Backtracking is OK, but why not put those details in the original missive?

mememe2's picture

Backtracking is OK, but why not put those details in the original missive?

invaderzim's picture

Those speakers really do cross over into being art. They are likely a great conversation starter and I'm guessing that by the second sentence of any conversation it will turn to "let's listen to them"

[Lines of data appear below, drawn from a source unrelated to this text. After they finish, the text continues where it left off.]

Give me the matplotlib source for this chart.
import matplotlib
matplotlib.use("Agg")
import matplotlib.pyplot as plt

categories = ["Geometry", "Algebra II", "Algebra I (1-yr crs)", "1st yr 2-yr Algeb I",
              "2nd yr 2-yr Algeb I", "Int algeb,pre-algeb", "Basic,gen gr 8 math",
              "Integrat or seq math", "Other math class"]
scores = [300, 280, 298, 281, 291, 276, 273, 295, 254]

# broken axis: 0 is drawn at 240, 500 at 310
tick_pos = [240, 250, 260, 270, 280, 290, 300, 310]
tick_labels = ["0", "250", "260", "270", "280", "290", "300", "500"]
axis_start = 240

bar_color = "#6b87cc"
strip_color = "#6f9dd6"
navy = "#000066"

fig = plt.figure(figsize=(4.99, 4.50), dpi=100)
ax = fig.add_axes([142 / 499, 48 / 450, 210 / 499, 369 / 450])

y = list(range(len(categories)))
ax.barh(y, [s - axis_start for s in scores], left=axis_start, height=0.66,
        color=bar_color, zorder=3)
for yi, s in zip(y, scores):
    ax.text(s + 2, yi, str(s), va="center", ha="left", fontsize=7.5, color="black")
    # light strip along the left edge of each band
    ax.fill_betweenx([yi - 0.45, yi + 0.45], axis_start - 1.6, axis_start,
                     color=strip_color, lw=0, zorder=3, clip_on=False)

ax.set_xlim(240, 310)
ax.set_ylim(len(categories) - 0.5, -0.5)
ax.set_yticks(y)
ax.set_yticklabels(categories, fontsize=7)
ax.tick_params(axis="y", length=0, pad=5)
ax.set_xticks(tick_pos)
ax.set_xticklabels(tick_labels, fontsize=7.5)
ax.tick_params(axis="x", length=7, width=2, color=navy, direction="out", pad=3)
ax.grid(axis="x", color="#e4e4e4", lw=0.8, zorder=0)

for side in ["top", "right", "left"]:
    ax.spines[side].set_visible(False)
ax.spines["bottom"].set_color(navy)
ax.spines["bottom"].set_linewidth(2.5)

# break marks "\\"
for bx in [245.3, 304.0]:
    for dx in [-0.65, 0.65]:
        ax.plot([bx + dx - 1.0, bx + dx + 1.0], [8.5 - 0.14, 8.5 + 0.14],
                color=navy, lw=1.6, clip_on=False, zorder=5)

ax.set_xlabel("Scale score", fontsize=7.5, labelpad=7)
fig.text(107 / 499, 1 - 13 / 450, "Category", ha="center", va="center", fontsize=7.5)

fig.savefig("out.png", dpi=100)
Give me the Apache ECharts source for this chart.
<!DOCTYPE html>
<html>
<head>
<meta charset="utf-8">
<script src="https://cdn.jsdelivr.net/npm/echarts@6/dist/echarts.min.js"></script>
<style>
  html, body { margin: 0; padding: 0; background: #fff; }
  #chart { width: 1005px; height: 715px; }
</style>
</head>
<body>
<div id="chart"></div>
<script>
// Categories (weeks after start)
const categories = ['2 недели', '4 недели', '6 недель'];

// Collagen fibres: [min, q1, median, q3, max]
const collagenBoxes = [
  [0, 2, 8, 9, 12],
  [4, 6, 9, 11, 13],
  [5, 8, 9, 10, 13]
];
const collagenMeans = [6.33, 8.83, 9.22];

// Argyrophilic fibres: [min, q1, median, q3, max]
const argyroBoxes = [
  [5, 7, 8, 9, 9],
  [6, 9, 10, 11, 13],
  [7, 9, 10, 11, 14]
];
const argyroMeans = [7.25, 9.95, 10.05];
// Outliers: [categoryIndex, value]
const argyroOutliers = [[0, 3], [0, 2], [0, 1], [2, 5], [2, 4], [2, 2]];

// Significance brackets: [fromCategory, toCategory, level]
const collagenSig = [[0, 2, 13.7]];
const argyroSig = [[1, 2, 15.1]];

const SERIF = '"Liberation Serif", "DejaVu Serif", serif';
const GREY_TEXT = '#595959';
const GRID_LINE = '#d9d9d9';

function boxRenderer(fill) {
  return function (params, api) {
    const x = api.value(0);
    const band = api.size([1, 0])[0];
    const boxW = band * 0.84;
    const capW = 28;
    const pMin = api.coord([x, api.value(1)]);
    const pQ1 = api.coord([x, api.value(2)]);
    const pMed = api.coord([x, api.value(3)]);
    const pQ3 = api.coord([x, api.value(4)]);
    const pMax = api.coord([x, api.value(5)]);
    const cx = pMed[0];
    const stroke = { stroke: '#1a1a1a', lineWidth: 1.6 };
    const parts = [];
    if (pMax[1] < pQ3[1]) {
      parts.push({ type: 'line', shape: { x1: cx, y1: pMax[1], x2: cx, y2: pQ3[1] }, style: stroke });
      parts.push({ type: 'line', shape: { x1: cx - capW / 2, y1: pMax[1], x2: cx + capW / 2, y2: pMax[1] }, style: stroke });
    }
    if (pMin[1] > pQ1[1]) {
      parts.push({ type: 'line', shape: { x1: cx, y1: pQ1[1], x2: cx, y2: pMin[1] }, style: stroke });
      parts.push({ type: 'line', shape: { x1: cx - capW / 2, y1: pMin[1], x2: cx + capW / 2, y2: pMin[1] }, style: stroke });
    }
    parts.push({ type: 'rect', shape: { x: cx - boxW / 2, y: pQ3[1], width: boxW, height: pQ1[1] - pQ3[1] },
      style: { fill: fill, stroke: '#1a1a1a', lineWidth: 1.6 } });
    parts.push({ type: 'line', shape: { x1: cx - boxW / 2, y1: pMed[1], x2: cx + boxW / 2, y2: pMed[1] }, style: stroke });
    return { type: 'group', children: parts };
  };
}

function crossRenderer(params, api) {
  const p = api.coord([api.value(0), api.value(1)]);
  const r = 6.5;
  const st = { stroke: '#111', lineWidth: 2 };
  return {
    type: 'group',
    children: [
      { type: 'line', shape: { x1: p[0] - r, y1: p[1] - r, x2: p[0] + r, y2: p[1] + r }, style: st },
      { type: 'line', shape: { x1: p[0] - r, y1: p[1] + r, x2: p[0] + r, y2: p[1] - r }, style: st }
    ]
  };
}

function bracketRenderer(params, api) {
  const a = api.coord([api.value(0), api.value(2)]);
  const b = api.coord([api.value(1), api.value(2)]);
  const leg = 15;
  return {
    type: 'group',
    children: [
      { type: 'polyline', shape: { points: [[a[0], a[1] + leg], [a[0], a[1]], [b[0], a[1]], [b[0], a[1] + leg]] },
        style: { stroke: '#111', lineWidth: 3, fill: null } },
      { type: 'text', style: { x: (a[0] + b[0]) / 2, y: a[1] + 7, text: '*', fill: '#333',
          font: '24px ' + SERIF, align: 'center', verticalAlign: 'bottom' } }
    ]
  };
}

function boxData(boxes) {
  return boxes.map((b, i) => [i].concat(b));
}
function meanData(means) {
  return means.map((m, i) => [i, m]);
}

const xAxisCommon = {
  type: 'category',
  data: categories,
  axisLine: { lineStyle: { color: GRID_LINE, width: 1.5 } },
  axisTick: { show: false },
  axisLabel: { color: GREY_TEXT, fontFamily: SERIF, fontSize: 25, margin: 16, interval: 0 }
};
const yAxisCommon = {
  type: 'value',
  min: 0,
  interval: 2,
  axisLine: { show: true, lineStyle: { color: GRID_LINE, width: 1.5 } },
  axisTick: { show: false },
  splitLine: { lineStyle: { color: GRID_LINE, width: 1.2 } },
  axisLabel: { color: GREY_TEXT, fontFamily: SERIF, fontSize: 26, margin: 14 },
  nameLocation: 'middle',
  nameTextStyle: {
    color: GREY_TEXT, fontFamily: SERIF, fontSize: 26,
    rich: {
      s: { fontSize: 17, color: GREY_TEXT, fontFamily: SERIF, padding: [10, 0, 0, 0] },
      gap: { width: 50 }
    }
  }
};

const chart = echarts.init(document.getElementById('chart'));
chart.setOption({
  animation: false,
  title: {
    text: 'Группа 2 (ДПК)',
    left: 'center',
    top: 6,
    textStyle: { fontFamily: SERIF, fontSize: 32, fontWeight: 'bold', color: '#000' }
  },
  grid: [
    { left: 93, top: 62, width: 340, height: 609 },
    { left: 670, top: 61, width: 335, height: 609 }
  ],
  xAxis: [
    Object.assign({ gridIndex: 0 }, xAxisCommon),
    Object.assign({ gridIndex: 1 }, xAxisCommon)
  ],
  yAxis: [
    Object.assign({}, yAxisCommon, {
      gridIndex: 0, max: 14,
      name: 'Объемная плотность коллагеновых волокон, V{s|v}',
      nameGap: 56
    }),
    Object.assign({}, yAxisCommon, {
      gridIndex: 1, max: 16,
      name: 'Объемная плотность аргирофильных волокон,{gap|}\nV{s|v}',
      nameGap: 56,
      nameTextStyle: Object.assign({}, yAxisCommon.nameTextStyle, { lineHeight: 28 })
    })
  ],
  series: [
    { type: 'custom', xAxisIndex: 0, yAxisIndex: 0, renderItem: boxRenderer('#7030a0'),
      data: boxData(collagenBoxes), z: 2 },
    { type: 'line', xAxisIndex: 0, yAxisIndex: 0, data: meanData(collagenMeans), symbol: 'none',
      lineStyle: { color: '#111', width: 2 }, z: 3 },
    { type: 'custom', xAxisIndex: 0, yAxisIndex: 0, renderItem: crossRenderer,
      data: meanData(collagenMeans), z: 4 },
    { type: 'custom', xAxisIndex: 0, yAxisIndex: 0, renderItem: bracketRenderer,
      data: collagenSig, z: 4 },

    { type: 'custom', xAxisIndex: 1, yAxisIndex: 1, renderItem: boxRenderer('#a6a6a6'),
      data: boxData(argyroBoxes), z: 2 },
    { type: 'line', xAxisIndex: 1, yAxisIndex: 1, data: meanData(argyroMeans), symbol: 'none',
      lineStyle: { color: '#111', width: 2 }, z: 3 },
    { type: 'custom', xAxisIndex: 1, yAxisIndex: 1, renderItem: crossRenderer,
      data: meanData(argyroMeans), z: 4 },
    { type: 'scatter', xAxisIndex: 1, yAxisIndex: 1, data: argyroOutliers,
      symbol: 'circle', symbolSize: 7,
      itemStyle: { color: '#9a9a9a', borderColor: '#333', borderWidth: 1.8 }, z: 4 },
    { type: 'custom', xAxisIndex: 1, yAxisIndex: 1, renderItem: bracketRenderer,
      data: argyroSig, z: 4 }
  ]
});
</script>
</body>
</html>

Someday I'm going to have to go to an audio show just to get a change to listen to unique items like that.

worldofsteveUK's picture

I heard these at the UK HiFi show with significantly more modest equipment and they still sounded ridiculously natural, the best sound at the show, had me thinking about cashing in the pension...

dlkramer's picture

I own an original pair of DQ10's that I purchased back in the 70's. These were my pride and joy for 40+ years. The woofers required refoaming and I sent them off to Regnar for this task. They not only refoam but test the speakers. It is likely best to have a professional do this task as I tried to refoam a 5" woofer years earlier in my Infinity RS-1000s with poor results. Trying to exactly center the cone onto the new surround is difficult.
Back to the DQ10s. After 40 years I purchased a pair of used KEF 207s as I had always wanted the KEF reference. These are excellent speakers with extremely clear high end. I prepared my DQ10s for sale by removing any dust and checking all the drivers then refinishing the wood sides, I tested the speakers once more. They sounded warm and comfortable. Much like the difference in playing vinyl vs CD. The high end was not as detailed as the KEFs but the DQ10s performed very well and never sounded harsh even at high volumes. I never had listening fatigue with the DQ10s. I can't say that about the KEFs as I need to reduce the volume after 20 or more minutes of high volume listening. Surprising, as I'm 62 and my hearing drops off after 13,000 Hz. My wife is trying to convince me NOT to sell the DQ10s as we are looking to build a home theater room. The KEFs would go there and the DQ 10s would stay in the main living room.
You can pick up a pair of DQ10s for about $500. With an investment of another $200 to $300, you can refoam the woofers, recap the crossover and have a speaker that should provide 40 more years of continued enjoyment.